Aim: All of the lines below are to be transcribed faithfully, with pictures excluded from the copy.

Supplied information:
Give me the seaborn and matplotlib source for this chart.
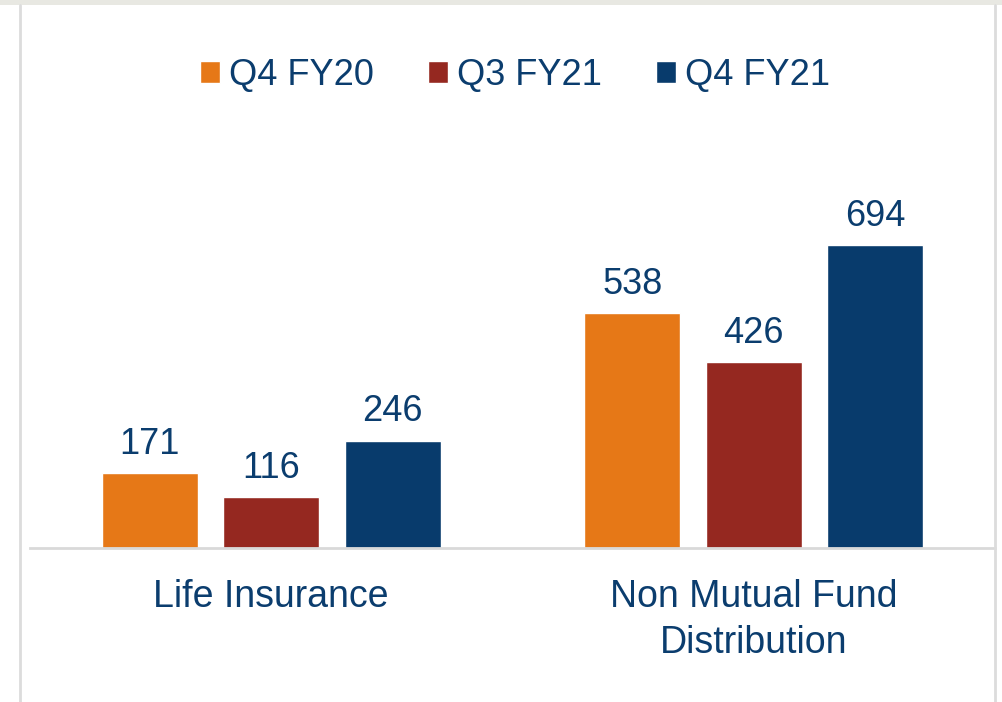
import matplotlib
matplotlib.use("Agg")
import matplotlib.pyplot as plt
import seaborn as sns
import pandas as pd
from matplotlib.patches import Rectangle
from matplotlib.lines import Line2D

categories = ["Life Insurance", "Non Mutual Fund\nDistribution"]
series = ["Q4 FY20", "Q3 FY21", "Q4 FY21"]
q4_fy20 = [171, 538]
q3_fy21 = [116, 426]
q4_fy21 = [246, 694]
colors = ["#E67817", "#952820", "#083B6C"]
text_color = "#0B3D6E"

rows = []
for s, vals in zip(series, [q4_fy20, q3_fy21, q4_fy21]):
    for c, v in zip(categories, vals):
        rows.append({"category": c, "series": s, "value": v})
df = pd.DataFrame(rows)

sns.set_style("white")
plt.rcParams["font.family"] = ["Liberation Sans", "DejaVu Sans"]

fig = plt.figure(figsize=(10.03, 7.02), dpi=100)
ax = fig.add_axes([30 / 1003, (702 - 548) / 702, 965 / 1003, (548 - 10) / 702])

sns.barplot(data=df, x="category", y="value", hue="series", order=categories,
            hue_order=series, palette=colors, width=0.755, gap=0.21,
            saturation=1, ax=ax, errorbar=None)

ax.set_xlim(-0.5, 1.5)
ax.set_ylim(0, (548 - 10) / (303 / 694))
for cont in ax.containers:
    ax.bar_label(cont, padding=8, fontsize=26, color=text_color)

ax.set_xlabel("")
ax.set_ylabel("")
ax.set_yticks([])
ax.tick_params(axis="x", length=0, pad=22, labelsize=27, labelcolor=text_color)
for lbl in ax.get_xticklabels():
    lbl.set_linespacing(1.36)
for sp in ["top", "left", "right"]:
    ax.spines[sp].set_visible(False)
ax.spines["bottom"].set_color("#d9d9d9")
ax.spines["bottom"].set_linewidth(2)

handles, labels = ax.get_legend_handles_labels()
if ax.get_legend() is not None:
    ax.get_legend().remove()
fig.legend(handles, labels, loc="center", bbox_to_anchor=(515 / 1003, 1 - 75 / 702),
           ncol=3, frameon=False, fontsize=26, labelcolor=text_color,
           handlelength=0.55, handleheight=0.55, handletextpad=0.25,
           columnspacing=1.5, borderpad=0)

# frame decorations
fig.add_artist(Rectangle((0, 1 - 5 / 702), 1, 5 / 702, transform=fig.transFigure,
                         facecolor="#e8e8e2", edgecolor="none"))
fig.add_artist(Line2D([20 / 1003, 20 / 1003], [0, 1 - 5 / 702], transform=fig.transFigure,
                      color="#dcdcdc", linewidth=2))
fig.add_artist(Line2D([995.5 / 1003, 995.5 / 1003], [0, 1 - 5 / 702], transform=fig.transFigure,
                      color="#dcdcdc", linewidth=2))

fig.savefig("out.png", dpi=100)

The answer:
Give me the seaborn and matplotlib source for this chart.
import matplotlib
matplotlib.use("Agg")
import matplotlib.pyplot as plt
import seaborn as sns
import pandas as pd
from matplotlib.patches import Rectangle
from matplotlib.lines import Line2D

categories = ["Life Insurance", "Non Mutual Fund\nDistribution"]
series = ["Q4 FY20", "Q3 FY21", "Q4 FY21"]
q4_fy20 = [171, 538]
q3_fy21 = [116, 426]
q4_fy21 = [246, 694]
colors = ["#E67817", "#952820", "#083B6C"]
text_color = "#0B3D6E"

rows = []
for s, vals in zip(series, [q4_fy20, q3_fy21, q4_fy21]):
    for c, v in zip(categories, vals):
        rows.append({"category": c, "series": s, "value": v})
df = pd.DataFrame(rows)

sns.set_style("white")
plt.rcParams["font.family"] = ["Liberation Sans", "DejaVu Sans"]

fig = plt.figure(figsize=(10.03, 7.02), dpi=100)
ax = fig.add_axes([30 / 1003, (702 - 548) / 702, 965 / 1003, (548 - 10) / 702])

sns.barplot(data=df, x="category", y="value", hue="series", order=categories,
            hue_order=series, palette=colors, width=0.755, gap=0.21,
            saturation=1, ax=ax, errorbar=None)

ax.set_xlim(-0.5, 1.5)
ax.set_ylim(0, (548 - 10) / (303 / 694))
for cont in ax.containers:
    ax.bar_label(cont, padding=8, fontsize=26, color=text_color)

ax.set_xlabel("")
ax.set_ylabel("")
ax.set_yticks([])
ax.tick_params(axis="x", length=0, pad=22, labelsize=27, labelcolor=text_color)
for lbl in ax.get_xticklabels():
    lbl.set_linespacing(1.36)
for sp in ["top", "left", "right"]:
    ax.spines[sp].set_visible(False)
ax.spines["bottom"].set_color("#d9d9d9")
ax.spines["bottom"].set_linewidth(2)

handles, labels = ax.get_legend_handles_labels()
if ax.get_legend() is not None:
    ax.get_legend().remove()
fig.legend(handles, labels, loc="center", bbox_to_anchor=(515 / 1003, 1 - 75 / 702),
           ncol=3, frameon=False, fontsize=26, labelcolor=text_color,
           handlelength=0.55, handleheight=0.55, handletextpad=0.25,
           columnspacing=1.5, borderpad=0)

# frame decorations
fig.add_artist(Rectangle((0, 1 - 5 / 702), 1, 5 / 702, transform=fig.transFigure,
                         facecolor="#e8e8e2", edgecolor="none"))
fig.add_artist(Line2D([20 / 1003, 20 / 1003], [0, 1 - 5 / 702], transform=fig.transFigure,
                      color="#dcdcdc", linewidth=2))
fig.add_artist(Line2D([995.5 / 1003, 995.5 / 1003], [0, 1 - 5 / 702], transform=fig.transFigure,
                      color="#dcdcdc", linewidth=2))

fig.savefig("out.png", dpi=100)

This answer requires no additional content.